- **Records for processing**:
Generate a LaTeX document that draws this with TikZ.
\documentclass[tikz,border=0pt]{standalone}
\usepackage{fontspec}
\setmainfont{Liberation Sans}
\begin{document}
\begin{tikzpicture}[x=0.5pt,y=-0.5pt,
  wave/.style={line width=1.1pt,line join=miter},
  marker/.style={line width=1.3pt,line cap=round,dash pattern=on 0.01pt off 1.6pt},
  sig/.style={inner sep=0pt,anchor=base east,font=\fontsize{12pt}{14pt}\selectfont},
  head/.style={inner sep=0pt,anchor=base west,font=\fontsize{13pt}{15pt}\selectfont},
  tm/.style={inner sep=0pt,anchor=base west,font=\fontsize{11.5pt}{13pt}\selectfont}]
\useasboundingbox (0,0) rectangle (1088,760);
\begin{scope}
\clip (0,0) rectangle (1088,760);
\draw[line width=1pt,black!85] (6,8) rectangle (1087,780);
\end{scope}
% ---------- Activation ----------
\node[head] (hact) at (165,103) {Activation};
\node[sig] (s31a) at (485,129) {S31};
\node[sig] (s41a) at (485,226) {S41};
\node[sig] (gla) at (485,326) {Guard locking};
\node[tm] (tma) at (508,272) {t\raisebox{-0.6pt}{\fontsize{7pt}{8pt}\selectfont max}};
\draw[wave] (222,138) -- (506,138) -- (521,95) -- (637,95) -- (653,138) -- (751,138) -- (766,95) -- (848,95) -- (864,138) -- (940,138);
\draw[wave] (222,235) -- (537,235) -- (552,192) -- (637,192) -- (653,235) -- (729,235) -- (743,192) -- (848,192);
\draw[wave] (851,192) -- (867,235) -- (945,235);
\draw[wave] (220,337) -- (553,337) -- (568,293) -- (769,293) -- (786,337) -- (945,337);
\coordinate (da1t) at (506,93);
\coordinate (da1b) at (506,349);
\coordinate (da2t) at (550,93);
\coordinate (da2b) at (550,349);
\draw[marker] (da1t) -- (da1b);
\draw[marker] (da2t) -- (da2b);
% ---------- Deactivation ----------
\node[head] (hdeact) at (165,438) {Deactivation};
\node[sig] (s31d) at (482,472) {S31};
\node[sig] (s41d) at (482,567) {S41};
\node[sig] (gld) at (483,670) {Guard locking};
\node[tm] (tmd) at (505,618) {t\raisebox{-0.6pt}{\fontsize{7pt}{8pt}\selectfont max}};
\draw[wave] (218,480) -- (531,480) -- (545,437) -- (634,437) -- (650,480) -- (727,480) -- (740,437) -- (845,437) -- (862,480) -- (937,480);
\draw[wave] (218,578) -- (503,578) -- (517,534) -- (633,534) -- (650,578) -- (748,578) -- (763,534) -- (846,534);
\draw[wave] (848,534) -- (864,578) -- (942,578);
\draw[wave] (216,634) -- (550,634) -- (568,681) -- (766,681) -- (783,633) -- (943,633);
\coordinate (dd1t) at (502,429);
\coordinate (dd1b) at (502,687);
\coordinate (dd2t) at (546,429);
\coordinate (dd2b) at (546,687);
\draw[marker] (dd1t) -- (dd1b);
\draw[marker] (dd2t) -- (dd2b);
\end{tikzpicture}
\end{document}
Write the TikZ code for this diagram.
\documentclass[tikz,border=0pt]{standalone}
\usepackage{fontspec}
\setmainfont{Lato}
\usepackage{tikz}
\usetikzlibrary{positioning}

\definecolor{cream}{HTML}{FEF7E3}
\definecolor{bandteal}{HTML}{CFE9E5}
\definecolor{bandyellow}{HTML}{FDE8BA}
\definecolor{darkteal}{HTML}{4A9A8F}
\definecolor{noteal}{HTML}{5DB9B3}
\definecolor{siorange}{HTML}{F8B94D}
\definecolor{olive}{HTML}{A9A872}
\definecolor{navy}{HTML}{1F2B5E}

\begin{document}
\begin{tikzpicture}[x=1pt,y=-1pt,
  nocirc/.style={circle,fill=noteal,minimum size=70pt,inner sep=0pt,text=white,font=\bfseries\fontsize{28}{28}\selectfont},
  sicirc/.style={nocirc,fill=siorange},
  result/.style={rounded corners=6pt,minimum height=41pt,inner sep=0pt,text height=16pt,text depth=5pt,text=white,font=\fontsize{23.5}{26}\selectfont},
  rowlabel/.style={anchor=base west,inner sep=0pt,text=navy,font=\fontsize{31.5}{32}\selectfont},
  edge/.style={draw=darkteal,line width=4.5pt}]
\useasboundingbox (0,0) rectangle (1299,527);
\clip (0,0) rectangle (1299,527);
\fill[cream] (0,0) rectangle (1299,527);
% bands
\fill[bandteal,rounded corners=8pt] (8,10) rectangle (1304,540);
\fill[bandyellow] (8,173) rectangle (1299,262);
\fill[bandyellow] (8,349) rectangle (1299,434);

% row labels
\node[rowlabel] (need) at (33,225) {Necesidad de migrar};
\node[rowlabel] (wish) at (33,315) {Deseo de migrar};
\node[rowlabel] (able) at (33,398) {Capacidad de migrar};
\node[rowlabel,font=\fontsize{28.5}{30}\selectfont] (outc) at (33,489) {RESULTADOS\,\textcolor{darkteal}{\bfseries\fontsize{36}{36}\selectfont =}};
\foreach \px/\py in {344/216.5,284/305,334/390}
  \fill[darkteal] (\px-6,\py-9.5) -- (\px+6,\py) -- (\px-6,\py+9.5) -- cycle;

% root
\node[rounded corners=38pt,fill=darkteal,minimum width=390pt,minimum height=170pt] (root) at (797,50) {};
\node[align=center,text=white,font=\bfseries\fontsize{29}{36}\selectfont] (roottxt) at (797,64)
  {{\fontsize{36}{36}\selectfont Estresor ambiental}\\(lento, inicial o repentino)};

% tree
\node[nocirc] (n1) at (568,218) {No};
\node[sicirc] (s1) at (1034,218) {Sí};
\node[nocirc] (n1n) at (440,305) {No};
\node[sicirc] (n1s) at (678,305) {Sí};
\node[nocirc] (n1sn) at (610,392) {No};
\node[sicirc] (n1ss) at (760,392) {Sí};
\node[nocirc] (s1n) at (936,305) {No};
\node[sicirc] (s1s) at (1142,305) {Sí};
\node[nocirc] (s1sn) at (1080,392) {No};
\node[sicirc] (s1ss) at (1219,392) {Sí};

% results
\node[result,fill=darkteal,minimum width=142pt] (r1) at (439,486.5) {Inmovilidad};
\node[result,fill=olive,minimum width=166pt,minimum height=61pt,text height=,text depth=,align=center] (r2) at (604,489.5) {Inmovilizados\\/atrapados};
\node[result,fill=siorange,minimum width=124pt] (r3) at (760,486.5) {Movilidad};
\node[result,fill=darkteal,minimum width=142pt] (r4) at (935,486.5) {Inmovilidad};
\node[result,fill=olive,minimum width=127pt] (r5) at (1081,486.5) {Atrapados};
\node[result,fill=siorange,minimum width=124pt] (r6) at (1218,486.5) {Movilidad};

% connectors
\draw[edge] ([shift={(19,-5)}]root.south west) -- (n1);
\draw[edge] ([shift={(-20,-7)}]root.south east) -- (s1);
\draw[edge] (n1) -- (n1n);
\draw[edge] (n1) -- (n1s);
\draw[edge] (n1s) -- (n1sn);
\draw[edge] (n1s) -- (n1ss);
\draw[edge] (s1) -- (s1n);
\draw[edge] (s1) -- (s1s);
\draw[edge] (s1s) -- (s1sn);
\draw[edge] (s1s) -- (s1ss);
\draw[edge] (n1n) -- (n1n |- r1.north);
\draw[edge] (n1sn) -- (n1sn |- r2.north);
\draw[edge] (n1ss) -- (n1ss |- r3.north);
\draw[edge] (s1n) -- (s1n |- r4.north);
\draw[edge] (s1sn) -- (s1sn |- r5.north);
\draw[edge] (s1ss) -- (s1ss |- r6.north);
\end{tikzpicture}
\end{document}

- **Task requirements**: Make an exact copy of all the data.

- **Answer to this exercise**:
Generate a LaTeX document that draws this with TikZ.
\documentclass[tikz,border=0pt]{standalone}
\usepackage{fontspec}
\setmainfont{Liberation Sans}
\begin{document}
\begin{tikzpicture}[x=0.5pt,y=-0.5pt,
  wave/.style={line width=1.1pt,line join=miter},
  marker/.style={line width=1.3pt,line cap=round,dash pattern=on 0.01pt off 1.6pt},
  sig/.style={inner sep=0pt,anchor=base east,font=\fontsize{12pt}{14pt}\selectfont},
  head/.style={inner sep=0pt,anchor=base west,font=\fontsize{13pt}{15pt}\selectfont},
  tm/.style={inner sep=0pt,anchor=base west,font=\fontsize{11.5pt}{13pt}\selectfont}]
\useasboundingbox (0,0) rectangle (1088,760);
\begin{scope}
\clip (0,0) rectangle (1088,760);
\draw[line width=1pt,black!85] (6,8) rectangle (1087,780);
\end{scope}
% ---------- Activation ----------
\node[head] (hact) at (165,103) {Activation};
\node[sig] (s31a) at (485,129) {S31};
\node[sig] (s41a) at (485,226) {S41};
\node[sig] (gla) at (485,326) {Guard locking};
\node[tm] (tma) at (508,272) {t\raisebox{-0.6pt}{\fontsize{7pt}{8pt}\selectfont max}};
\draw[wave] (222,138) -- (506,138) -- (521,95) -- (637,95) -- (653,138) -- (751,138) -- (766,95) -- (848,95) -- (864,138) -- (940,138);
\draw[wave] (222,235) -- (537,235) -- (552,192) -- (637,192) -- (653,235) -- (729,235) -- (743,192) -- (848,192);
\draw[wave] (851,192) -- (867,235) -- (945,235);
\draw[wave] (220,337) -- (553,337) -- (568,293) -- (769,293) -- (786,337) -- (945,337);
\coordinate (da1t) at (506,93);
\coordinate (da1b) at (506,349);
\coordinate (da2t) at (550,93);
\coordinate (da2b) at (550,349);
\draw[marker] (da1t) -- (da1b);
\draw[marker] (da2t) -- (da2b);
% ---------- Deactivation ----------
\node[head] (hdeact) at (165,438) {Deactivation};
\node[sig] (s31d) at (482,472) {S31};
\node[sig] (s41d) at (482,567) {S41};
\node[sig] (gld) at (483,670) {Guard locking};
\node[tm] (tmd) at (505,618) {t\raisebox{-0.6pt}{\fontsize{7pt}{8pt}\selectfont max}};
\draw[wave] (218,480) -- (531,480) -- (545,437) -- (634,437) -- (650,480) -- (727,480) -- (740,437) -- (845,437) -- (862,480) -- (937,480);
\draw[wave] (218,578) -- (503,578) -- (517,534) -- (633,534) -- (650,578) -- (748,578) -- (763,534) -- (846,534);
\draw[wave] (848,534) -- (864,578) -- (942,578);
\draw[wave] (216,634) -- (550,634) -- (568,681) -- (766,681) -- (783,633) -- (943,633);
\coordinate (dd1t) at (502,429);
\coordinate (dd1b) at (502,687);
\coordinate (dd2t) at (546,429);
\coordinate (dd2b) at (546,687);
\draw[marker] (dd1t) -- (dd1b);
\draw[marker] (dd2t) -- (dd2b);
\end{tikzpicture}
\end{document}
Write the TikZ code for this diagram.
\documentclass[tikz,border=0pt]{standalone}
\usepackage{fontspec}
\setmainfont{Lato}
\usepackage{tikz}
\usetikzlibrary{positioning}

\definecolor{cream}{HTML}{FEF7E3}
\definecolor{bandteal}{HTML}{CFE9E5}
\definecolor{bandyellow}{HTML}{FDE8BA}
\definecolor{darkteal}{HTML}{4A9A8F}
\definecolor{noteal}{HTML}{5DB9B3}
\definecolor{siorange}{HTML}{F8B94D}
\definecolor{olive}{HTML}{A9A872}
\definecolor{navy}{HTML}{1F2B5E}

\begin{document}
\begin{tikzpicture}[x=1pt,y=-1pt,
  nocirc/.style={circle,fill=noteal,minimum size=70pt,inner sep=0pt,text=white,font=\bfseries\fontsize{28}{28}\selectfont},
  sicirc/.style={nocirc,fill=siorange},
  result/.style={rounded corners=6pt,minimum height=41pt,inner sep=0pt,text height=16pt,text depth=5pt,text=white,font=\fontsize{23.5}{26}\selectfont},
  rowlabel/.style={anchor=base west,inner sep=0pt,text=navy,font=\fontsize{31.5}{32}\selectfont},
  edge/.style={draw=darkteal,line width=4.5pt}]
\useasboundingbox (0,0) rectangle (1299,527);
\clip (0,0) rectangle (1299,527);
\fill[cream] (0,0) rectangle (1299,527);
% bands
\fill[bandteal,rounded corners=8pt] (8,10) rectangle (1304,540);
\fill[bandyellow] (8,173) rectangle (1299,262);
\fill[bandyellow] (8,349) rectangle (1299,434);

% row labels
\node[rowlabel] (need) at (33,225) {Necesidad de migrar};
\node[rowlabel] (wish) at (33,315) {Deseo de migrar};
\node[rowlabel] (able) at (33,398) {Capacidad de migrar};
\node[rowlabel,font=\fontsize{28.5}{30}\selectfont] (outc) at (33,489) {RESULTADOS\,\textcolor{darkteal}{\bfseries\fontsize{36}{36}\selectfont =}};
\foreach \px/\py in {344/216.5,284/305,334/390}
  \fill[darkteal] (\px-6,\py-9.5) -- (\px+6,\py) -- (\px-6,\py+9.5) -- cycle;

% root
\node[rounded corners=38pt,fill=darkteal,minimum width=390pt,minimum height=170pt] (root) at (797,50) {};
\node[align=center,text=white,font=\bfseries\fontsize{29}{36}\selectfont] (roottxt) at (797,64)
  {{\fontsize{36}{36}\selectfont Estresor ambiental}\\(lento, inicial o repentino)};

% tree
\node[nocirc] (n1) at (568,218) {No};
\node[sicirc] (s1) at (1034,218) {Sí};
\node[nocirc] (n1n) at (440,305) {No};
\node[sicirc] (n1s) at (678,305) {Sí};
\node[nocirc] (n1sn) at (610,392) {No};
\node[sicirc] (n1ss) at (760,392) {Sí};
\node[nocirc] (s1n) at (936,305) {No};
\node[sicirc] (s1s) at (1142,305) {Sí};
\node[nocirc] (s1sn) at (1080,392) {No};
\node[sicirc] (s1ss) at (1219,392) {Sí};

% results
\node[result,fill=darkteal,minimum width=142pt] (r1) at (439,486.5) {Inmovilidad};
\node[result,fill=olive,minimum width=166pt,minimum height=61pt,text height=,text depth=,align=center] (r2) at (604,489.5) {Inmovilizados\\/atrapados};
\node[result,fill=siorange,minimum width=124pt] (r3) at (760,486.5) {Movilidad};
\node[result,fill=darkteal,minimum width=142pt] (r4) at (935,486.5) {Inmovilidad};
\node[result,fill=olive,minimum width=127pt] (r5) at (1081,486.5) {Atrapados};
\node[result,fill=siorange,minimum width=124pt] (r6) at (1218,486.5) {Movilidad};

% connectors
\draw[edge] ([shift={(19,-5)}]root.south west) -- (n1);
\draw[edge] ([shift={(-20,-7)}]root.south east) -- (s1);
\draw[edge] (n1) -- (n1n);
\draw[edge] (n1) -- (n1s);
\draw[edge] (n1s) -- (n1sn);
\draw[edge] (n1s) -- (n1ss);
\draw[edge] (s1) -- (s1n);
\draw[edge] (s1) -- (s1s);
\draw[edge] (s1s) -- (s1sn);
\draw[edge] (s1s) -- (s1ss);
\draw[edge] (n1n) -- (n1n |- r1.north);
\draw[edge] (n1sn) -- (n1sn |- r2.north);
\draw[edge] (n1ss) -- (n1ss |- r3.north);
\draw[edge] (s1n) -- (s1n |- r4.north);
\draw[edge] (s1sn) -- (s1sn |- r5.north);
\draw[edge] (s1ss) -- (s1ss |- r6.north);
\end{tikzpicture}
\end{document}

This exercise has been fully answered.